A glance at the illustration will show the simplicity of this apparatus. The objection to it was that it required five wires to transmit the signals and a sixth wire to bring back the electricity after it had done its work. But the only other electric telegraph then announced in England required twenty-six wires; and it is in comparison with previous efforts that the first Wheatstone instrument should be judged. It is a curious fact that just fifty years after the invention of this instrument with six wires, a new system of telegraphing was tried by which six messages could be sent almost simultaneously on one wire, either all in one direction, or part of them in one direction and the remainder in the opposite direction.

The first electric telegraph designed by Wheatstone was laid down on the North Western Railway between Euston Square and Camden Town Stations, a distance of a mile and a half. It was first worked on the evening of July 25th, 1837, which may be considered as the birthday of the electric telegraph in England. Let us see how and where it came to pass. Late in the evening, in a dingy little room near the booking office at Euston Square, by the light of a flaring dip candle, which only illuminated the surrounding darkness, sat the inventor with a beating pulse and a heart full of hope. In an equally small room at Camden Town Station, where the wires terminated, sat Mr. Cooke, his co-partner, and among others two witnesses well known to fame, Mr. Charles Fox and Mr. Stephenson. These gentlemen listened to the first word spelled by that trembling tongue of steel, which will only cease to speak with the extinction of man himself. Mr. Cooke, in his turn touched the keys and returned the answer. “Never,” said Professor Wheatstone, “did I feel such a tumultuous sensation before, as when all alone in the still room I heard the needles click, and as I spelled the words I felt all the magnitude of the invention now proved to be practicable beyond cavil or dispute.”

Nevertheless the public treated it with indifference; the directors of the railway soon gave it notice to quit, and one of them even denounced it as “a new-fangled thing.”
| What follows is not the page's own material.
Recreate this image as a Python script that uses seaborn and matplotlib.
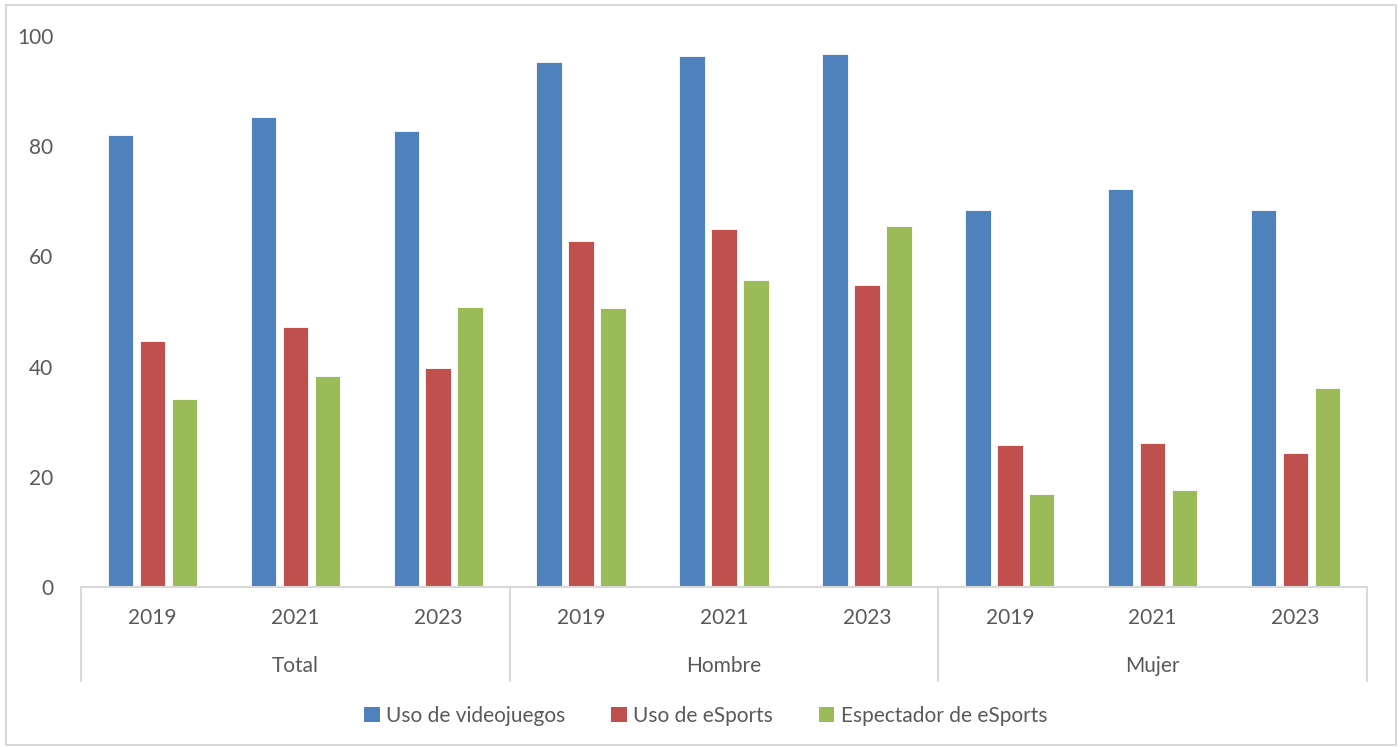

The next line of telegraph was made on the Great Western Railway. In July, 1839, a line of wires was laid from Paddington to West Drayton, a distance of thirteen miles. An arrangement had been made between the Railway Company and Messrs. Cooke and Wheatstone to the effect that within a certain number of months after the telegraph had been laid and efficiently worked between these two places, the Railway Company might call on the patentees to give them a license for the whole of the line, and the Railway Company had the power to construct a telegraph all the way from Bristol to London for a certain number of years; but the work not being done within the prescribed time, the agreement became void, and for some time the telegraph did not extend beyond Slough—a distance of seventeen miles. From the first the line to West Drayton worked satisfactorily. For the purpose of testing whether it could be relied on, it was used for nearly two months to communicate to Paddington the moment of the passing of the trains at West Drayton and Hanwell, and it was found to answer admirably. The cost of making that line was from £250 to £300 a mile, including the charge for station instruments. At first the wires placed in a tube were put underground, but it was soon found better to have them above ground, where they were less liable to injury from wet.